Итак, новгородцы нарушили договор, создав повод для военных действий. Тем не менее Михаил предложение принял и с большой свитой 8 ноября 1470 года прибыл в Новгород. В числе его сопровождающих был и печально известный ученый книжник Схария, заложивший в Новгороде и в Московском княжестве основы «ереси жидовствующих». Вступление Михаила в Новгород совпало по времени со смертью местного архиепископа, с избранием его преемника и разразившимся спором по поводу того, где новоизбранному архипастырю следует получить благословение: у православного московского митрополита или у киевского униата, лишь недавно принявшего православие. Выбор места возведения в сан нового архиепископа не был простой формальностью, от этого зависела будущая конфессиональная ориентация всей Новгородской епархии: сохранит ли она верность древнерусскому православию (Москва) или пойдет на сближение с католицизмом (Киев). В отличие от бояр и житьих (лучших) людей, относительно терпимо относившихся к возможному сближению с римско-католической церковью ради своих коммерческих интересов, консервативное простонародье, живущее от своих трудов, стремилось к сохранению тесных связей с Москвой. Это было, видимо, первое разделение на «западников» и «славянофилов». Узнав, что один из претендентов на архиепископскую кафедру согласился принять благословение от киевского греко-униатского митрополита Григория, низшие сословия подняли бунт, но вскоре где силой, где уговорами, а где и подкупом были перетянуты на сторону пролитовской партии. На вече большинство новгородцев неожиданно проголосовало за заключение договора с королем Казимиром как с великим князем литовским. А это уже был прямой вызов Москве.
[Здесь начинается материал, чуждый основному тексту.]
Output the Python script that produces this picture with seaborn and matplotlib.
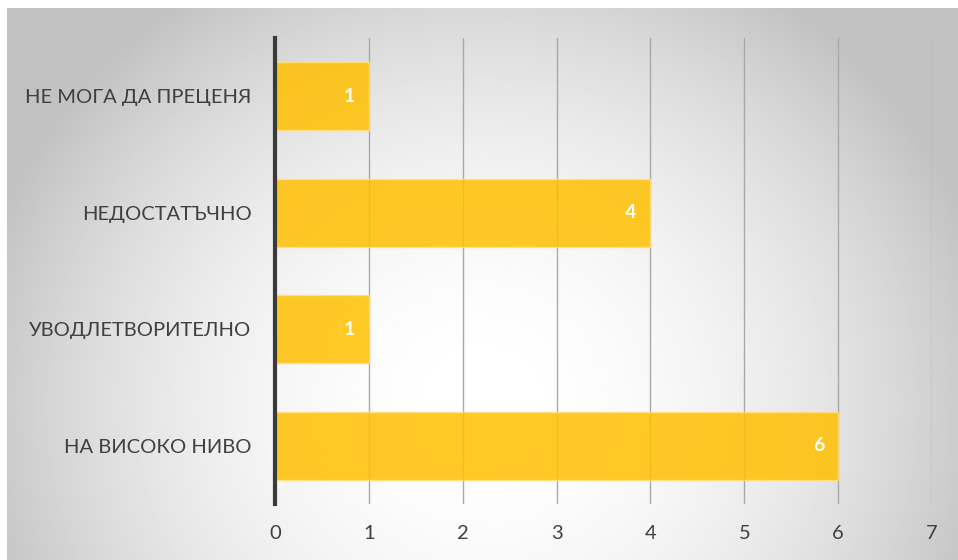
import numpy as np
import pandas as pd
import matplotlib
matplotlib.use("Agg")
import matplotlib.pyplot as plt
import seaborn as sns

# data
categories = ["НЕ МОГА ДА ПРЕЦЕНЯ", "НЕДОСТАТЪЧНО", "УВОДЛЕТВОРИТЕЛНО", "НА ВИСОКО НИВО"]
counts = [1, 4, 1, 6]
x_ticks = [0, 1, 2, 3, 4, 5, 6, 7]

df = pd.DataFrame({"category": categories, "count": counts})

sns.set_theme(style="white")
plt.rcParams["font.family"] = ["Lato", "DejaVu Sans"]

W, H = 958, 560
fig = plt.figure(figsize=(W / 100, H / 100), dpi=100)
fig.patch.set_facecolor("white")

# radial gradient background (light centre, grey edges)
bg = fig.add_axes([7 / W, 0, (W - 7) / W, (H - 8) / H])
bg.set_zorder(-10)
yy, xx = np.mgrid[0:1:300j, 0:1:500j]
d2 = ((xx - 0.5) / 0.55) ** 2 + ((yy - 0.72) / 0.9) ** 2
shade = 1.0 - 0.24 * np.clip(d2, 0, 1)
bg.imshow(shade, cmap="gray", vmin=0, vmax=1, aspect="auto",
          extent=[0, 1, 0, 1], interpolation="bilinear")
bg.axis("off")

ax = fig.add_axes([275 / W, 1 - 504 / H, (932 - 275) / W, (504 - 38) / H])
ax.set_facecolor("none")

sns.barplot(data=df, x="count", y="category", orient="h", ax=ax,
            color="#FFC000", saturation=1, alpha=0.85, width=0.58,
            edgecolor="#FFE080", linewidth=1)

ax.set_xlim(0, 7)
ax.set_xticks(x_ticks)
ax.set_xlabel("")
ax.set_ylabel("")
ax.set_axisbelow(True)
ax.grid(axis="x", color="#a8a8a8", linewidth=1)
ax.grid(axis="y", visible=False)

for side in ["top", "right", "bottom"]:
    ax.spines[side].set_visible(False)
ax.spines["left"].set_color("#3a3a3a")
ax.spines["left"].set_linewidth(3)
ax.spines["left"].set_zorder(5)

ax.tick_params(axis="y", length=0, pad=17, labelsize=14.5, labelcolor="#404040")
ax.tick_params(axis="x", length=0, pad=15, labelsize=14.5, labelcolor="#404040")

for patch, val in zip(ax.patches, counts):
    y = patch.get_y() + patch.get_height() / 2
    ax.annotate(str(val), xy=(patch.get_width(), y), xytext=(-10, 0),
                textcoords="offset points", ha="right", va="center",
                color="white", fontweight="bold", fontsize=14)

fig.savefig("out.png", dpi=100)
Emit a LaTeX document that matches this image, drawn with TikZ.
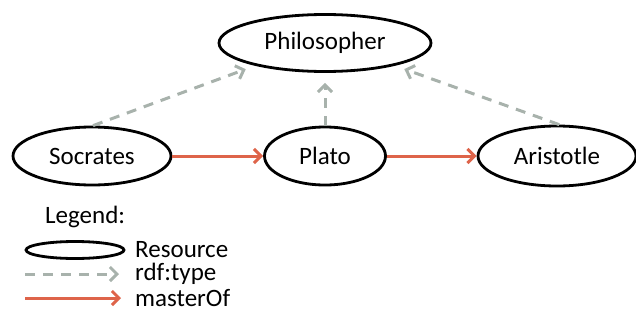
\documentclass[tikz,border=0pt]{standalone}
\usepackage{fontspec}
\setmainfont{Carlito}
\usetikzlibrary{shapes.geometric,arrows.meta}
\definecolor{typegray}{RGB}{168,178,172}
\definecolor{masterred}{RGB}{222,100,74}

\begin{document}
\begin{tikzpicture}[x=1pt,y=-1pt,
    res/.style={ellipse,draw,line width=2.8pt,inner sep=0pt,font=\fontsize{25}{28}\selectfont},
    typeof/.style={-{Straight Barb[length=7pt,width=14pt]},dash pattern=on 10pt off 8pt,line width=3pt,color=typegray,shorten >=10pt},
    master/.style={-{Straight Barb[length=7pt,width=14pt]},line width=3pt,color=masterred},
    lbl/.style={anchor=west,inner sep=0pt,font=\fontsize{25}{28}\selectfont}]
                \useasboundingbox (0,0) rectangle (636,324);
                \node[res,minimum width=212pt,minimum height=57pt] (phil) at (325,43){Philosopher};
                \node[res,minimum width=158pt,minimum height=58pt] (soc) at (92,156){Socrates};
                \node[res,minimum width=121pt,minimum height=58pt] (plato) at (325,156){Plato};
                \node[res,minimum width=158pt,minimum height=60pt] (ari) at (557,156){Aristotle};
                \draw[typeof] (soc.88) -- (phil.198);
                \draw[typeof] (plato) -- (phil);
                \draw[typeof] (ari.86) -- (phil.-18);
                \draw[master] (soc) -- (plato);
                \draw[master] (plato) -- (ari);
                % legend
                \node[lbl] (leg) at (45,217){Legend:};
                \node[res,minimum width=98pt,minimum height=17pt] (legres) at (75,250){};
                \node[lbl] (legrestxt) at (135,250){Resource};
                \coordinate (ta) at (25,274);
                \node[lbl] (legtype) at (135,274){rdf:type};
                \coordinate (ma) at (25,298);
                \node[lbl] (legmaster) at (135,298){masterOf};
                \draw[typeof,shorten >=0pt] (ta) -- ([xshift=-16pt]legtype.west);
                \draw[master] (ma) -- ([xshift=-14pt]legmaster.west);
            \end{tikzpicture}
\end{document}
Надежды Михаила Олельковича и его брата Симеона, князя киевского, на усиление своих позиций за счет предполагавшегося союза Киева и Новгорода в противовес Москве, а еще в большей степени — Литве не оправдались. К тому же антилитовские настроения Олельковичей были хорошо известны Казимиру, что косвенно подтвердилось хотя бы тем, что после смерти Симеона король и литовские вельможи не допустили ни его брата, ни его сына на Киевский стол, а назначили туда католика-литовца в качестве наместника.

Итак, литовско-новгородский договор состоялся. Однако, вопреки устоявшемуся мнению, он не только не усугубил зависимое положение Новгорода, а, напротив, расширил его права и свободы. Полномочия Казимира, его нового покровителя, были значительно ограничены даже по сравнению с теми полномочиями, что имели московские князья — предшественники Василия II, не говоря уже о договоре 1456 года. Сверх того, Казимиру категорически запрещалось вмешиваться во внутрицерковные дела, строить римско-католические соборы, назначать своих представителей в Новгороде из числа неправославных христиан. Важнейшим для новгородцев было содержание военной части договора, где Казимир принимал на себя обязательство защищать Новгород от Москвы всеми силами литовской армии. Но Михаила Олельковича, находившегося во время заключения этого договора в Новгороде, не устраивала роль простого подручника литовского князя, и он, обидевшись на новгородцев, 15 марта 1471 года покинул город. На прощанье в отместку подверг ограблению Русу и несколько деревень по пути своего следования.

Договор Господина Великого Новгорода с великим князем литовским позволил Ивану III обвинить новгородцев в нарушении «старины» и предательстве (вот где пригодились статьи договора 1456 г.). В апреле — мае 1471 года он собирает в Москве сначала малый, а потом и большой совет — прототип будущих земских соборов. На совете принимается решение наказать отступников, и уже в июне московские войска, заручившись поддержкой Пскова, Твери и Вятки, при участии татарской кавалерии служилого царевича Даньяра с трех сторон вступают на Новгородскую землю. Один отряд во главе с воеводой Образцом великий князь отправляет воевать Двинскую землю, другой — под началом князя Даниила Холмского — выдвигает к Ильменю, а третий — под предводительством князя Василия Оболенского-Стриги — к реке Мсте. Нужно сказать, что это были жестокие и кровавые рейды, имевшие целью опустошение новгородских пятин, подрыв экономического и политического жизнеустройства республики, устрашение населения. И все это только из-за предполагаемого в будущем церковного отступничества новгородцев. Города и села подвергались огню, а их жители — мечу, невзирая на то, кто попадался под руку: старики, женщины, дети. А пока передовые отряды бесчинствовали по новгородским посадам, сам великий князь с царевичем Даньяром 29 июня подошел к Торжку, где к нему несколько дней спустя присоединились и тверские полки. Псков вступил в кампанию 10 июля.